→ **Stated goal**
Quote every line as written. Omit pictures.

→ **Information shown**
::::

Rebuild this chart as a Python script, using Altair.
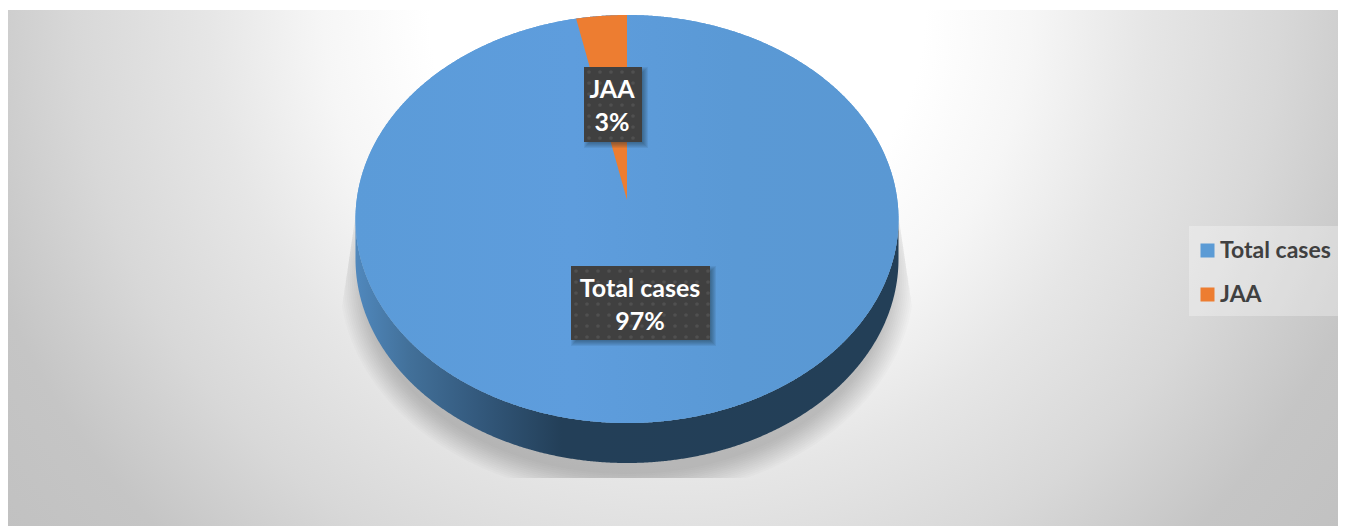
import altair as alt
import numpy as np
import pandas as pd

# ---- values
categories = ["Total cases", "JAA"]
shares = [97, 3]
colors = ["#5b9bd5", "#ed7d31"]

# ---- layout (page pixels)
CX, CY, RX, RY = 627.0, 219.0, 271.5, 204.0
DEPTH = 40.0
APEX_Y = 200.0
FONT = "Lato"

XS = alt.Scale(domain=[8, 1338], nice=False, zero=False)
YS = alt.Scale(domain=[526, 8], nice=False, zero=False)


def xe(f="x"):
    return alt.X(f"{f}:Q", scale=XS, axis=None)


def ye(f="y"):
    return alt.Y(f"{f}:Q", scale=YS, axis=None)


def rect(x0, x1, y0, y1, **mark):
    df = pd.DataFrame({"x": [x0], "x1": [x1], "y": [y0], "y1": [y1]})
    return alt.Chart(df).mark_rect(**mark).encode(
        x=xe(), x2=alt.X2("x1:Q"), y=ye(), y2=alt.Y2("y1:Q"))


def area(df, **mark):
    return alt.Chart(df).mark_area(**mark).encode(x=xe(), y=ye(), y2=alt.Y2("y1:Q"))


layers = []

# ---- background: the rectangle runs on far below the page so that the
# radial gradient is stretched the way the original one is
layers.append(rect(8, 1346, 10, 1484, color=alt.Gradient(
    gradient="radial", x1=0.5, y1=0, r1=0, x2=0.5, y2=0, r2=0.6,
    stops=[alt.GradientStop(offset=0, color="#ffffff"),
           alt.GradientStop(offset=0.28, color="#ffffff"),
           alt.GradientStop(offset=0.4, color="#f6f6f6"),
           alt.GradientStop(offset=0.53, color="#e6e6e6"),
           alt.GradientStop(offset=0.68, color="#d8d8d8"),
           alt.GradientStop(offset=0.83, color="#c5c5c5"),
           alt.GradientStop(offset=1, color="#c0c0c0")])))

# ---- soft shadow under the pie
SH_CY = 278.0
for dr in np.linspace(-8, 16, 13):
    rx, ry = RX + dr, RY + dr
    xs = np.linspace(CX - rx, CX + rx, 500)
    root = np.sqrt(np.clip(1 - ((xs - CX) / rx) ** 2, 0, 1))
    low = np.minimum(SH_CY + ry * root, 478)
    over = np.clip(np.abs(xs - CX) - RX, 0, None)
    top = np.maximum(SH_CY - ry * root, 215 + over * 6.8)
    top = np.minimum(top, low)
    layers.append(area(pd.DataFrame({"x": xs, "y": top, "y1": low}),
                       color="#000000", opacity=0.017))

# ---- pie wall
xs = CX + RX * np.cos(np.linspace(np.pi, 0, 600))
root = np.sqrt(np.clip(1 - ((xs - CX) / RX) ** 2, 0, 1))
layers.append(area(pd.DataFrame({"x": xs, "y": CY + RY * root, "y1": CY + RY * root + DEPTH}),
                   color=alt.Gradient(
    gradient="linear", x1=0, y1=0, x2=1, y2=0,
    stops=[alt.GradientStop(offset=0, color="#5088bd"),
           alt.GradientStop(offset=0.1, color="#427099"),
           alt.GradientStop(offset=0.22, color="#345a7e"),
           alt.GradientStop(offset=0.38, color="#233f58"),
           alt.GradientStop(offset=1, color="#233f57")])))

# ---- pie top, encoded so that the legend comes from the library
legend = alt.Legend(orient="none", legendX=1188, legendY=231, title=None,
                    symbolType="square", symbolSize=196, symbolStrokeWidth=0,
                    labelFont=FONT, labelFontSize=23, labelFontWeight="bold",
                    labelColor="#404040", labelLimit=200, labelOffset=1,
                    rowPadding=20, padding=0)
color = alt.Color("cat:N", scale=alt.Scale(domain=categories, range=colors), legend=legend)

layers.append(rect(1189, 1341, 226, 316, color="#ffffff", opacity=0.3))

full = pd.DataFrame({"x": xs, "y": CY - RY * root, "y1": CY + RY * root, "cat": categories[0]})
layers.append(alt.Chart(full).mark_area().encode(x=xe(), y=ye(), y2=alt.Y2("y1:Q"), color=color))
layers.append(area(full, color=alt.Gradient(
    gradient="linear", x1=0, y1=0, x2=1, y2=0,
    stops=[alt.GradientStop(offset=0, color="#5b9bd8"),
           alt.GradientStop(offset=0.4, color="#5e9ddd"),
           alt.GradientStop(offset=0.7, color="#5a99d5"),
           alt.GradientStop(offset=1, color="#5a98d3")])))

# the small slice, its angle taken from the shares
angle = 2 * np.pi * shares[1] / sum(shares)
edge_x = CX - RX * np.sin(angle)
edge_y = CY - RY * np.cos(angle)
wx = np.linspace(edge_x, CX, 80)
wroot = np.sqrt(1 - ((wx - CX) / RX) ** 2)
wedge_top = CY - RY * wroot
wedge_low = edge_y + (wx - edge_x) / (CX - edge_x) * (APEX_Y - edge_y)
layers.append(alt.Chart(pd.DataFrame({"x": wx, "y": wedge_top, "y1": wedge_low, "cat": categories[1]}))
              .mark_area().encode(x=xe(), y=ye(), y2=alt.Y2("y1:Q"), color=color))

# ---- data labels
boxes = [(571, 710, 266, 340, 640, 289, 322), (584, 642, 67, 142, 612, 90, 123)]
for (x0, x1, y0, y1, tx, ty1, ty2), cat, val in zip(boxes, categories, shares):
    for e in range(0, 7):
        layers.append(rect(x0 + 6 - e, x1 + e, y0 + 6 - e, y1 + e, color="#16293d", opacity=0.085))
    layers.append(rect(x0, x1, y0, y1, color="#404040"))
    gx, gy = np.meshgrid(np.arange(x0 + 5, x1, 11), np.arange(y0 + 5, y1, 11))
    layers.append(alt.Chart(pd.DataFrame({"x": gx.ravel(), "y": gy.ravel()}))
                  .mark_circle(size=14, color="#5c5c5c", opacity=0.55).encode(x=xe(), y=ye()))
    tdf = pd.DataFrame({"x": [tx, tx], "y": [ty1, ty2], "t": [cat, f"{val}%"]})
    layers.append(alt.Chart(tdf).mark_text(font=FONT, fontSize=25, fontWeight="bold", color="#ffffff",
                                           align="center", baseline="middle")
                  .encode(x=xe(), y=ye(), text="t:N"))

chart = alt.layer(*layers).properties(
    width=1330, height=518, padding=0, autosize=alt.AutoSizeParams(type="none"),
    background="#ffffff",
).configure_view(stroke=None)

chart.save("out.html", embed_options={"renderer": "svg", "actions": False})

::::

→ **Exercise response**
Rebuild this chart as a Python script, using Altair.
import altair as alt
import numpy as np
import pandas as pd

# ---- values
categories = ["Total cases", "JAA"]
shares = [97, 3]
colors = ["#5b9bd5", "#ed7d31"]

# ---- layout (page pixels)
CX, CY, RX, RY = 627.0, 219.0, 271.5, 204.0
DEPTH = 40.0
APEX_Y = 200.0
FONT = "Lato"

XS = alt.Scale(domain=[8, 1338], nice=False, zero=False)
YS = alt.Scale(domain=[526, 8], nice=False, zero=False)


def xe(f="x"):
    return alt.X(f"{f}:Q", scale=XS, axis=None)


def ye(f="y"):
    return alt.Y(f"{f}:Q", scale=YS, axis=None)


def rect(x0, x1, y0, y1, **mark):
    df = pd.DataFrame({"x": [x0], "x1": [x1], "y": [y0], "y1": [y1]})
    return alt.Chart(df).mark_rect(**mark).encode(
        x=xe(), x2=alt.X2("x1:Q"), y=ye(), y2=alt.Y2("y1:Q"))


def area(df, **mark):
    return alt.Chart(df).mark_area(**mark).encode(x=xe(), y=ye(), y2=alt.Y2("y1:Q"))


layers = []

# ---- background: the rectangle runs on far below the page so that the
# radial gradient is stretched the way the original one is
layers.append(rect(8, 1346, 10, 1484, color=alt.Gradient(
    gradient="radial", x1=0.5, y1=0, r1=0, x2=0.5, y2=0, r2=0.6,
    stops=[alt.GradientStop(offset=0, color="#ffffff"),
           alt.GradientStop(offset=0.28, color="#ffffff"),
           alt.GradientStop(offset=0.4, color="#f6f6f6"),
           alt.GradientStop(offset=0.53, color="#e6e6e6"),
           alt.GradientStop(offset=0.68, color="#d8d8d8"),
           alt.GradientStop(offset=0.83, color="#c5c5c5"),
           alt.GradientStop(offset=1, color="#c0c0c0")])))

# ---- soft shadow under the pie
SH_CY = 278.0
for dr in np.linspace(-8, 16, 13):
    rx, ry = RX + dr, RY + dr
    xs = np.linspace(CX - rx, CX + rx, 500)
    root = np.sqrt(np.clip(1 - ((xs - CX) / rx) ** 2, 0, 1))
    low = np.minimum(SH_CY + ry * root, 478)
    over = np.clip(np.abs(xs - CX) - RX, 0, None)
    top = np.maximum(SH_CY - ry * root, 215 + over * 6.8)
    top = np.minimum(top, low)
    layers.append(area(pd.DataFrame({"x": xs, "y": top, "y1": low}),
                       color="#000000", opacity=0.017))

# ---- pie wall
xs = CX + RX * np.cos(np.linspace(np.pi, 0, 600))
root = np.sqrt(np.clip(1 - ((xs - CX) / RX) ** 2, 0, 1))
layers.append(area(pd.DataFrame({"x": xs, "y": CY + RY * root, "y1": CY + RY * root + DEPTH}),
                   color=alt.Gradient(
    gradient="linear", x1=0, y1=0, x2=1, y2=0,
    stops=[alt.GradientStop(offset=0, color="#5088bd"),
           alt.GradientStop(offset=0.1, color="#427099"),
           alt.GradientStop(offset=0.22, color="#345a7e"),
           alt.GradientStop(offset=0.38, color="#233f58"),
           alt.GradientStop(offset=1, color="#233f57")])))

# ---- pie top, encoded so that the legend comes from the library
legend = alt.Legend(orient="none", legendX=1188, legendY=231, title=None,
                    symbolType="square", symbolSize=196, symbolStrokeWidth=0,
                    labelFont=FONT, labelFontSize=23, labelFontWeight="bold",
                    labelColor="#404040", labelLimit=200, labelOffset=1,
                    rowPadding=20, padding=0)
color = alt.Color("cat:N", scale=alt.Scale(domain=categories, range=colors), legend=legend)

layers.append(rect(1189, 1341, 226, 316, color="#ffffff", opacity=0.3))

full = pd.DataFrame({"x": xs, "y": CY - RY * root, "y1": CY + RY * root, "cat": categories[0]})
layers.append(alt.Chart(full).mark_area().encode(x=xe(), y=ye(), y2=alt.Y2("y1:Q"), color=color))
layers.append(area(full, color=alt.Gradient(
    gradient="linear", x1=0, y1=0, x2=1, y2=0,
    stops=[alt.GradientStop(offset=0, color="#5b9bd8"),
           alt.GradientStop(offset=0.4, color="#5e9ddd"),
           alt.GradientStop(offset=0.7, color="#5a99d5"),
           alt.GradientStop(offset=1, color="#5a98d3")])))

# the small slice, its angle taken from the shares
angle = 2 * np.pi * shares[1] / sum(shares)
edge_x = CX - RX * np.sin(angle)
edge_y = CY - RY * np.cos(angle)
wx = np.linspace(edge_x, CX, 80)
wroot = np.sqrt(1 - ((wx - CX) / RX) ** 2)
wedge_top = CY - RY * wroot
wedge_low = edge_y + (wx - edge_x) / (CX - edge_x) * (APEX_Y - edge_y)
layers.append(alt.Chart(pd.DataFrame({"x": wx, "y": wedge_top, "y1": wedge_low, "cat": categories[1]}))
              .mark_area().encode(x=xe(), y=ye(), y2=alt.Y2("y1:Q"), color=color))

# ---- data labels
boxes = [(571, 710, 266, 340, 640, 289, 322), (584, 642, 67, 142, 612, 90, 123)]
for (x0, x1, y0, y1, tx, ty1, ty2), cat, val in zip(boxes, categories, shares):
    for e in range(0, 7):
        layers.append(rect(x0 + 6 - e, x1 + e, y0 + 6 - e, y1 + e, color="#16293d", opacity=0.085))
    layers.append(rect(x0, x1, y0, y1, color="#404040"))
    gx, gy = np.meshgrid(np.arange(x0 + 5, x1, 11), np.arange(y0 + 5, y1, 11))
    layers.append(alt.Chart(pd.DataFrame({"x": gx.ravel(), "y": gy.ravel()}))
                  .mark_circle(size=14, color="#5c5c5c", opacity=0.55).encode(x=xe(), y=ye()))
    tdf = pd.DataFrame({"x": [tx, tx], "y": [ty1, ty2], "t": [cat, f"{val}%"]})
    layers.append(alt.Chart(tdf).mark_text(font=FONT, fontSize=25, fontWeight="bold", color="#ffffff",
                                           align="center", baseline="middle")
                  .encode(x=xe(), y=ye(), text="t:N"))

chart = alt.layer(*layers).properties(
    width=1330, height=518, padding=0, autosize=alt.AutoSizeParams(type="none"),
    background="#ffffff",
).configure_view(stroke=None)

chart.save("out.html", embed_options={"renderer": "svg", "actions": False})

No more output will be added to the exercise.